Compare to the existing optional positional arguments and you’ll see that specialization isn’t involved yet, it’s entirely about multimethods with respect to arity:
(This isn't code, I just need formatting)
foo(a=1,b=2) = ...
generates
foo() = foo(1, 2)
foo(a) = foo(a, 2)
foo(a,b) = ...
n optional arguments make 1+n methods instead of just the original foo(a=1,b=2) because they need to overwrite previous (or be overwritten by subsequent) foo() and foo(a) methods to prevent ambiguous dispatch of calls.

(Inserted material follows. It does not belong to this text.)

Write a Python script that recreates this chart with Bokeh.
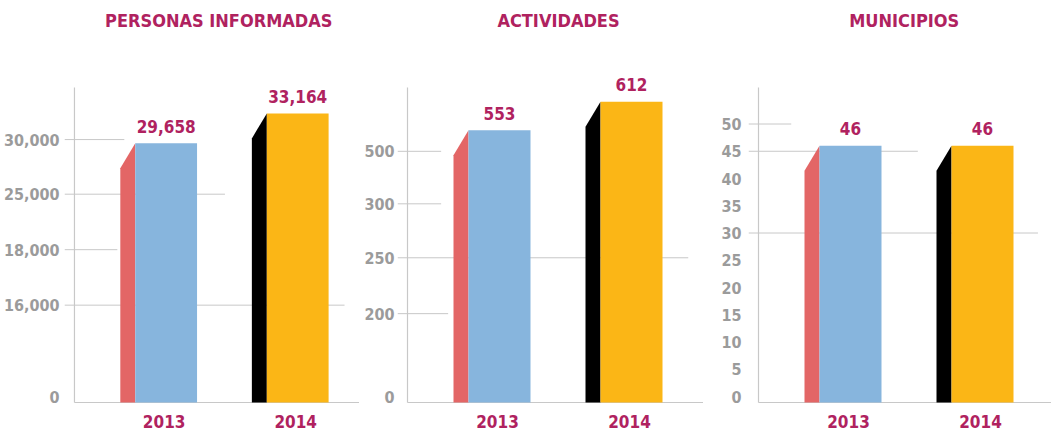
from bokeh.plotting import figure
from bokeh.layouts import row
from bokeh.models import Range1d, FixedTicker, ColumnDataSource
from bokeh.core.properties import value
from bokeh.embed import file_html
from bokeh.resources import INLINE

# ---------------- data ----------------
years = ["2013", "2014"]
titles = ["PERSONAS INFORMADAS", "ACTIVIDADES", "MUNICIPIOS"]

personas = [29658, 33164]
actividades = [553, 612]
municipios = [46, 46]

personas_labels = ["29,658", "33,164"]
actividades_labels = ["553", "612"]
municipios_labels = ["46", "46"]

# tick positions (where each label sits on the drawn scale) and tick labels
personas_ticks = [0, 10700, 17200, 23700, 30100]
personas_tick_labels = ["0", "16,000", "18,000", "25,000", "30,000"]
actividades_ticks = [0, 172, 288, 400, 509]
actividades_tick_labels = ["0", "200", "250", "300", "500"]
municipios_ticks = [0, 5, 10, 15, 20, 25, 30, 35, 40, 45, 50]
municipios_tick_labels = ["0", "5", "10", "15", "20", "25", "30", "35", "40", "45", "50"]

# partial grid lines: tick value and how far right the line runs (in bar slots)
personas_grid_y = [10700, 17200, 23700, 30100]
personas_grid_end = [2.356, 0.629, 1.447, 0.682]
actividades_grid_y = [172, 288, 400, 509]
actividades_grid_end = [0.611, 2.43, 0.558, 0.558]
municipios_grid_y = [30, 45, 50]
municipios_grid_end = [2.42, 1.51, 0.551]

# ---------------- style ----------------
FONT = "'Noto Sans ExtraCondensed', 'Noto Sans Condensed', 'DejaVu Sans Condensed', sans-serif"
MAGENTA = "#B0225F"
GRAY_TXT = "#9B9B9B"
GRID = "#C8C8C8"
FRONT = ["#87B5DD", "#FBB616"]
SIDE = ["#E36666", "#000000"]

FIG_H = 433
AXIS_TOP_PX = 309      # px from zero to top of the vertical axis line
ZERO_TO_TOP = 396      # px from zero to top of frame
ZERO_TO_BOTTOM = 37    # px from zero to bottom of frame
BASE_PX = 6            # baseline is this many px below zero
CAT_PX = 25            # category labels below zero
TITLE_PX = 376         # title centre above zero
PX_SLOT = 132.0
AXIS_TO_BAR = 92.0
TICK_OUT = 10.0
FRONT_HALF = 31.0
SIDE_W = 15.0
DEPTH = 25.0
TITLE_X = [1.40, 1.447, 1.407]
TICK_SIZE = "16px"
TEXT_SIZE = "17px"
TITLE_SIZE = "18px"


def panel(i, title, vals, vlabels, tpos, tlabs, gy, gend, top, width, border_left, standoff):
    frame_w = width - border_left
    k = AXIS_TOP_PX / top
    y0 = -ZERO_TO_BOTTOM / k
    y1 = ZERO_TO_TOP / k
    x0 = 1 - (AXIS_TO_BAR + TICK_OUT) / PX_SLOT
    x1 = x0 + frame_w / PX_SLOT
    xa = 1 - AXIS_TO_BAR / PX_SLOT
    base = -BASE_PX / k

    p = figure(width=width, height=FIG_H, x_range=Range1d(x0, x1), y_range=Range1d(y0, y1),
               output_backend="svg", toolbar_location=None, x_axis_location=None,
               min_border_left=border_left, min_border_right=0, min_border_top=0,
               min_border_bottom=0)
    p.outline_line_color = None
    p.xgrid.visible = False
    p.ygrid.visible = False
    p.background_fill_color = "white"
    p.border_fill_color = "white"

    ax = p.yaxis[0]
    ax.ticker = FixedTicker(ticks=tpos)
    ax.major_label_overrides = {t: l for t, l in zip(tpos, tlabs)}
    ax.axis_line_color = None
    ax.major_tick_line_color = None
    ax.minor_tick_line_color = None
    ax.major_tick_out = 0
    ax.major_tick_in = 0
    ax.major_label_standoff = standoff
    ax.major_label_text_font = FONT
    ax.major_label_text_font_size = TICK_SIZE
    ax.major_label_text_font_style = "bold"
    ax.major_label_text_color = GRAY_TXT

    xs = [1, 2]
    # grid lines
    p.segment(x0=[x0] * len(gy), y0=gy, x1=gend, y1=gy, line_color=GRID, line_width=1)
    # baseline and vertical axis line
    p.segment(x0=[xa], y0=[base], x1=[x1], y1=[base], line_color=GRID, line_width=1.2)
    p.segment(x0=[xa], y0=[base], x1=[xa], y1=[top], line_color=GRID, line_width=1.2)

    fh = FRONT_HALF / PX_SLOT
    sw = SIDE_W / PX_SLOT
    d = DEPTH / k
    src = ColumnDataSource(dict(
        left=[x - fh for x in xs], right=[x + fh for x in xs],
        top=vals, bottom=[base] * 2, color=FRONT,
        x=xs, lab=vlabels, years=years, cy=[-CAT_PX / k] * 2,
    ))
    side_xs = [[x - fh - sw, x - fh - sw, x - fh, x - fh] for x in xs]
    side_ys = [[base, v - d, v, base] for v in vals]
    p.patches(xs=side_xs, ys=side_ys, fill_color=SIDE, line_color=None)
    p.quad(left="left", right="right", top="top", bottom="bottom", fill_color="color",
           line_color=None, source=src)

    p.text(x="x", y="top", text="lab", source=src, text_align="center", text_baseline="middle",
           y_offset=-17, text_font=value(FONT), text_font_size=TEXT_SIZE, text_font_style="bold",
           text_color=MAGENTA)
    p.text(x="x", y="cy", text="years", source=src, text_align="center", text_baseline="middle",
           x_offset=-2, text_font=value(FONT), text_font_size=TEXT_SIZE, text_font_style="bold",
           text_color=MAGENTA)
    p.text(x=[TITLE_X[i]], y=[TITLE_PX / k], text=[title], text_align="center",
           text_baseline="middle", text_font=value(FONT), text_font_size=TITLE_SIZE,
           text_font_style="bold", text_color=MAGENTA)
    return p


p1 = panel(0, titles[0], personas, personas_labels, personas_ticks, personas_tick_labels,
           personas_grid_y, personas_grid_end, 36200, 359, 63, 5)
p2 = panel(1, titles[1], actividades, actividades_labels, actividades_ticks, actividades_tick_labels,
           actividades_grid_y, actividades_grid_end, 641.5, 344, 38, 3)
p3 = panel(2, titles[2], municipios, municipios_labels, municipios_ticks, municipios_tick_labels,
           municipios_grid_y, municipios_grid_end, 56.7, 348, 45, 7)

layout = row(p1, p2, p3)
open("out.html", "w").write(file_html(layout, INLINE))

Contrast that with hypothetical optional keyword arguments:
foo(;a=1,b=2) = ...
generates
foo() = foo(;a=1,b=2)
foo(;a) = foo(;a=a, b=2)
foo(;b) = foo(;a=1, b=b)
foo(;a, b) = ...
This short example doesn’t really show off the sum of combinations for space, but n optional keyword arguments would make \sum_{k=0}^{n} C(n, k)=2^n methods (2^n grows slower than the (1+n)! in the linked comment, see binomial theorem to prove that equality). That gets real big real fast, and the only way to avoid making so many methods (to store and to compile for) is to not make multiple methods with respect to keyword arguments.

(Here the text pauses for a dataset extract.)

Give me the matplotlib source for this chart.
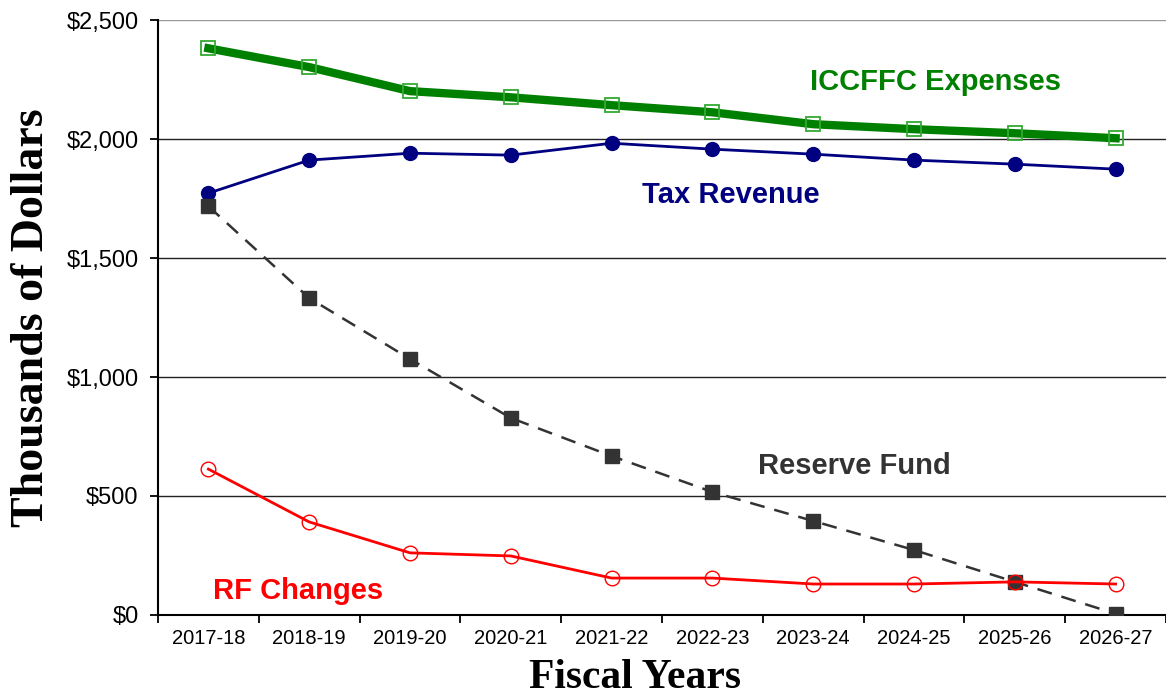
import numpy as np
import matplotlib
matplotlib.use("Agg")
import matplotlib.pyplot as plt
from matplotlib.ticker import FuncFormatter

# Data (thousands of dollars)
years = ["2017-18", "2018-19", "2019-20", "2020-21", "2021-22",
         "2022-23", "2023-24", "2024-25", "2025-26", "2026-27"]
expenses = [2382, 2303, 2202, 2176, 2143, 2113, 2063, 2042, 2025, 2004]
tax_revenue = [1773, 1912, 1941, 1933, 1983, 1958, 1937, 1912, 1895, 1874]
reserve_fund = [1718, 1332, 1076, 828, 668, 517, 395, 273, 139, 5]
rf_changes = [613, 391, 261, 248, 155, 155, 130, 130, 139, 130]

plt.rcParams['font.family'] = ['Liberation Sans', 'DejaVu Sans']

fig = plt.figure(figsize=(11.66, 6.98), dpi=100)
ax = fig.add_axes([0.1355, 0.119, 0.8645, 0.852])

x = np.arange(len(years))

ax.plot(x, expenses, color='#008000', lw=6, marker='s', ms=10,
        mfc='none', mec='#33aa33', mew=1.3, zorder=5)
ax.plot(x, tax_revenue, color='#000080', lw=2, marker='o', ms=10,
        mfc='#000080', mec='#000080', zorder=4)
ax.plot(x, reserve_fund, color='#333333', lw=1.8, ls=(0, (6, 4)),
        marker='s', ms=10.5, mfc='#333333', mec='#333333', zorder=4)
ax.plot(x, rf_changes, color='#ff0000', lw=2, marker='o', ms=10.5,
        mfc='none', mec='#ff0000', mew=1, zorder=4)

# Labels on the lines
ax.text(7.21, 2240, 'ICCFFC Expenses', color='#008000', fontsize=21,
        fontweight='bold', ha='center', va='center')
ax.text(5.18, 1765, 'Tax Revenue', color='#000080', fontsize=21,
        fontweight='bold', ha='center', va='center')
ax.text(6.41, 626, 'Reserve Fund', color='#333333', fontsize=21,
        fontweight='bold', ha='center', va='center')
ax.text(0.89, 100, 'RF Changes', color='#ff0000', fontsize=21,
        fontweight='bold', ha='center', va='center')

ax.set_xlim(-0.5, len(years) - 0.5)
ax.set_ylim(0, 2500)
ax.set_yticks(np.arange(0, 2501, 500))
ax.yaxis.set_major_formatter(FuncFormatter(lambda v, p: '${:,.0f}'.format(v)))
ax.grid(axis='y', color='#222222', lw=1)
ax.set_axisbelow(True)
ax.get_ygridlines()[-1].set_color('#999999')

ax.set_xticks(x)
ax.set_xticklabels(years, fontsize=14.5)
ax.tick_params(axis='x', which='major', length=0, pad=10)
ax.set_xticks(np.arange(-0.5, len(years), 1), minor=True)
ax.tick_params(axis='x', which='minor', length=6, width=1.3, color='black')
ax.tick_params(axis='y', labelsize=17, length=6, width=1.3, pad=8)

for s in ['top', 'right']:
    ax.spines[s].set_visible(False)
ax.spines['left'].set_linewidth(1.5)
ax.spines['bottom'].set_linewidth(1.5)

ax.set_ylabel('Thousands of Dollars', family='Liberation Serif',
              fontweight='bold', fontsize=33)
ax.yaxis.set_label_coords(-0.125, 0.5)
ax.set_xlabel('Fiscal Years', family='Liberation Serif',
              fontweight='bold', fontsize=30)
ax.xaxis.set_label_coords(0.473, -0.106)
ax.xaxis.label.set_va('center')
ax.yaxis.label.set_va('center')

fig.savefig('out.png', dpi=100)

That’s just one of the implementation problems, but even if there weren’t any, I wouldn’t even want to dispatch over keyword arguments. Despite the earlier optional positional arguments example, it’s far more typical that a foo(a) method does not forward to foo(a,b), but does something entirely different, e.g. -x vs x-y. On the other hand, keyword arguments basically exist to override a few select values in a large set of defaults, and that’s the only way writing arguments out of order has any convenience e.g. plot(x, y; color="red") does the same thing as plot(x, y; linestyle="dots"). Performance would still need specialization, and that does happen; reflection is harder but the underlying kwcall sorts the arguments into positional arguments and specializes over them.